● **DATA EXCERPT**

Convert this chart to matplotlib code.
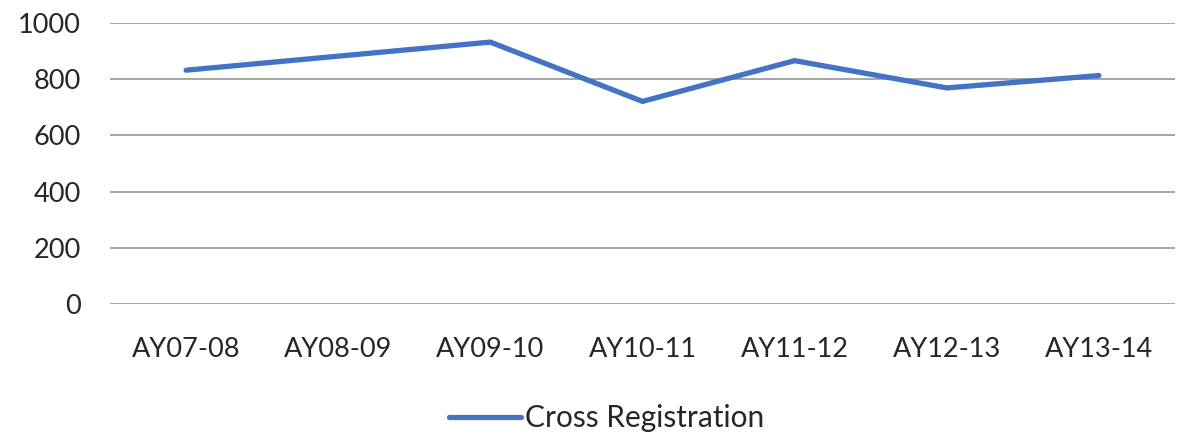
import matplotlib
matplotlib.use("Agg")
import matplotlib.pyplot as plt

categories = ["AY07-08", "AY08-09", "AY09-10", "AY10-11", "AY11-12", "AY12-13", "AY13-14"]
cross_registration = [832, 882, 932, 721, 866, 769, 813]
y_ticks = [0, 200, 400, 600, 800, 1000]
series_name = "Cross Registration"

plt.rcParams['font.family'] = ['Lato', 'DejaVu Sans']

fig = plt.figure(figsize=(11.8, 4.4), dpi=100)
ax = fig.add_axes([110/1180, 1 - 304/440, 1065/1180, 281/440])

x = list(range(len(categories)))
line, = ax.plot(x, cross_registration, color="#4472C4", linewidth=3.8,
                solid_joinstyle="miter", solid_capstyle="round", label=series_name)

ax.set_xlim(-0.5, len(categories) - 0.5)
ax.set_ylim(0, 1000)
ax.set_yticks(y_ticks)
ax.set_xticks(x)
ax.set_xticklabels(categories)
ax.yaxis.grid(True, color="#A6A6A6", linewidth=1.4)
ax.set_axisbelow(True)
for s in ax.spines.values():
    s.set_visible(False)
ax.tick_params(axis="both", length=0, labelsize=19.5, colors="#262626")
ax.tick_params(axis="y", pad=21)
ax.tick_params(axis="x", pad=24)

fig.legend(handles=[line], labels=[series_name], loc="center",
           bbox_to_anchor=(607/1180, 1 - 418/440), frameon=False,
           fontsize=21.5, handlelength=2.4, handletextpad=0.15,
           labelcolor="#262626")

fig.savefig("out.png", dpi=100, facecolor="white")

● **EXERCISE PROMPT**
Every line of the data should be copied as it stands, without the images.

● **THE RESPONSE**
Convert this chart to matplotlib code.
import matplotlib
matplotlib.use("Agg")
import matplotlib.pyplot as plt

categories = ["AY07-08", "AY08-09", "AY09-10", "AY10-11", "AY11-12", "AY12-13", "AY13-14"]
cross_registration = [832, 882, 932, 721, 866, 769, 813]
y_ticks = [0, 200, 400, 600, 800, 1000]
series_name = "Cross Registration"

plt.rcParams['font.family'] = ['Lato', 'DejaVu Sans']

fig = plt.figure(figsize=(11.8, 4.4), dpi=100)
ax = fig.add_axes([110/1180, 1 - 304/440, 1065/1180, 281/440])

x = list(range(len(categories)))
line, = ax.plot(x, cross_registration, color="#4472C4", linewidth=3.8,
                solid_joinstyle="miter", solid_capstyle="round", label=series_name)

ax.set_xlim(-0.5, len(categories) - 0.5)
ax.set_ylim(0, 1000)
ax.set_yticks(y_ticks)
ax.set_xticks(x)
ax.set_xticklabels(categories)
ax.yaxis.grid(True, color="#A6A6A6", linewidth=1.4)
ax.set_axisbelow(True)
for s in ax.spines.values():
    s.set_visible(False)
ax.tick_params(axis="both", length=0, labelsize=19.5, colors="#262626")
ax.tick_params(axis="y", pad=21)
ax.tick_params(axis="x", pad=24)

fig.legend(handles=[line], labels=[series_name], loc="center",
           bbox_to_anchor=(607/1180, 1 - 418/440), frameon=False,
           fontsize=21.5, handlelength=2.4, handletextpad=0.15,
           labelcolor="#262626")

fig.savefig("out.png", dpi=100, facecolor="white")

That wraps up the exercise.